The recent upgrade of Qatar and the UAE to emerging market status from frontier market by index compiler Morgan Stanley Capital International (MSCI) has been hailed as a milestone for the region.
But everyone is not a believer. Executive chairman of Templeton Emerging Markets Group, Dr. Mark Mobius, had exclusively told Gulf Business in an interview, “I think it is important to note that we do not follow the MSCI index categories and recommend that investors don’t pay much attention to such indices since they do not comprehensively reflect the situation in each country.”
Stuart Anderson, managing director and regional head, Middle East at the international ratings agency Standard & Poor’s (S&P) has also voiced a similar opinion, saying, “While we don’t disagree with it, as it can only be positive, S&P has its own views on how indices are constructed.”
Addressing the issue of Saudi Arabia still being in the frontier market bracket, Anderson added that, “Saudi is an important market and most serious investors recognise that.”
He has confirmed that the sector he is most eager for S&P to become involved in is Saudi Arabia’s sukuk (Islamic bond) market. He said, “Currently Saudi forms only 10 per cent of the Middle East debt market, but it should be the largest. From a ratings perspective, Saudi will become the biggest sukuk market in the region.
He added that other countries also showed promise in the sukuk market, particularly the UAE.
“The recent Majid Al Futtaim bond, for example, which we gave a BBB rating, has set a benchmark for corporates in the region, and many others will aspire to that.”
S&P also expects the $1 trillion global Islamic finance industry to grow 20 per cent over 2011-2015, doubling in size over the period, as it is increasingly being viewed as an alternative to conventional finance.
“The global crisis faced by conventional finance has led to Islamic finance increasingly being viewed as a credible alternative. Issuers and investors have realised that the risk-reward balance in both conventional and Islamic finance are not fundamentally different,” Anderson said.

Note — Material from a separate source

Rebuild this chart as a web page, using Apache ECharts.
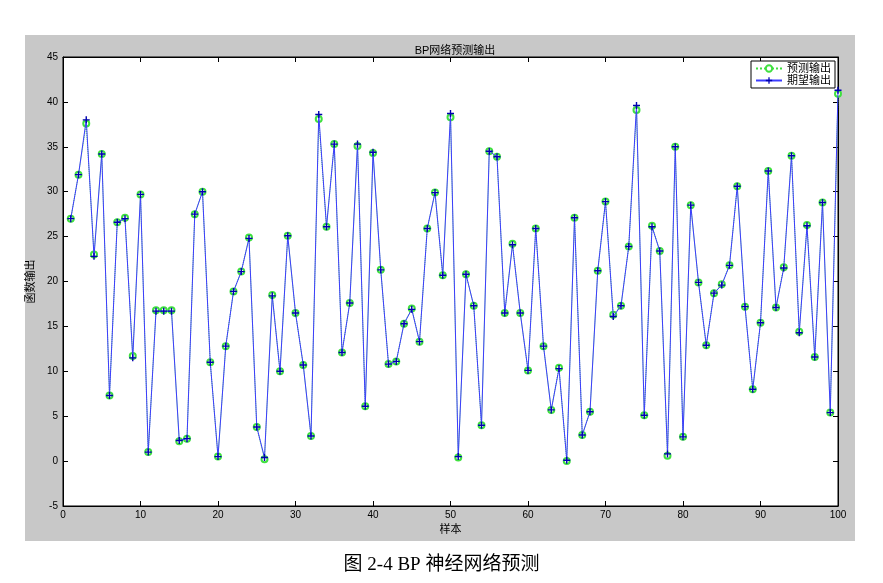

S&P will also increasingly focus on the oil and gas sector, with the aim to provide more than the currently available IMF data. “By furnishing linkages between oil and gas prices, and the fiscal breakeven point, we believe these studies will have a huge impact on sovereign ratings.”
“We will also start publishing in Arabic in Q3,” Anderson said. According to him, this is the first editorial resource in the region, and will be important for markets like Saudi Arabia, as it will primarily target non-executive board nationals.
With growing geographic and product opportunities in the region, S&P also plans to increase the number of staff members in its Dubai office. “We will be hiring 20 new people in Dubai by 2014, taking the total number of employees to 50.” S&P started its Dubai office with three employees and currently has 30 staff members.
Anderson’s outlook for the GCC is positive. “We expect GDP growth to be 4.5-4.6 per cent in 2013. Most sectors will post strong performances with challenges faced by some sectors like commercial real estate. In Dubai the logistics and services sectors are doing well.”
He anticipates that certain challenges may emerge from M&A activity, as it is still limited in scope in the region. He also adds that the quality and quantity of government-sourced data could improve, especially since factual anecdotal information is still visibly rampant in the region.
“We have a stable outlook for Saudi Arabia, Qatar, Bahrain, Kuwait and Abu Dhabi, especially due to their hydrocarbon endowments. The more challenging markets will be Oman, Jordan, Lebanon and Egypt.”